2. the only people who will be hurt by the recognition of bank insolvency is fat cats/ the top 1-5% of citizenry.
3, housing and rents have risen three or even four times faster than wages; to reverse poverty, the historical ratio should be re-established.
4. the best way to do this is repudiate all the bad mortgage debt and sell all the distressed homes for $1 and up to whomever will restore them to liveability and live in them/rent them–no government funds required.
Now let’s count the ways this will help the nation.
1. Instead of struggling to pay a bloated mortgage or skyhigh rent, millions of people will be paying to fix up an abandoned house and the property taxes. They will have a stake in their house and neighborhood and every incentive to improve it.
2. banks don’t need to write mortgages for 10 million homes. No fees will be generated, and there is no investment banker needed to package the mortgages into deceptive securities. Good riddance. Loans are essentially commodities and should be as cheap as any other financial commodity.
3. Property values take a huge one-time hit. OK, so we are collectively not going to retire as millionaires based on a real estate bubble. If we are collectively paying much less for rent and mortgages, then we can start saving actual money rather than feeding off a frenzy which was doomed to collapse anyway.

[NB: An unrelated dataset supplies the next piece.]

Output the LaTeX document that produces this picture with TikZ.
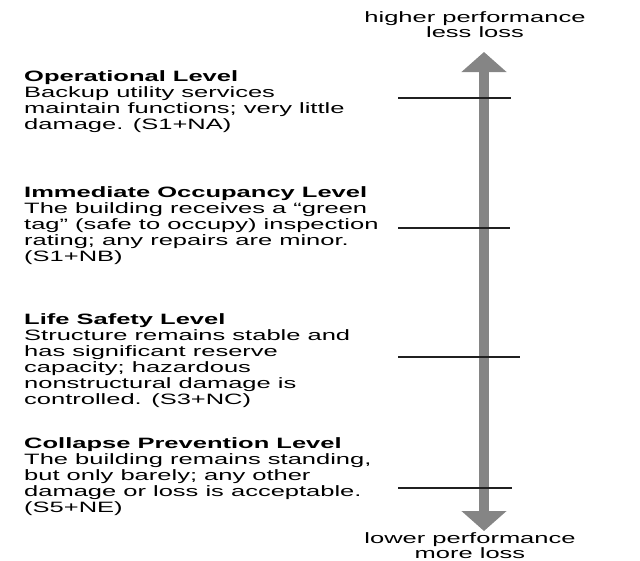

4. Instead of entire neighborhoods turning into crime-ridden hellholes, people will reclaim the neighborhood one house at a time, with no government funds required.
Now who would be hurt?
1. owners of lenders’ stocks –mostly insiders, hedge funds, financial elites. Pension funds who didn’t exit yet will take a hit but 75% of the losses have already occured.
2. investors who bought the mortgage-backed securities and derivatives. Again: the money has already been lost due to poor risk management, and trying to obscure this doesn’t help anyone.
3. Wall Street and the thousands of jobs created spinning bad debt into bad securities. Many industries have been forced to shed hundreds of thousands of jobs; now it’s the banking industry’s turn.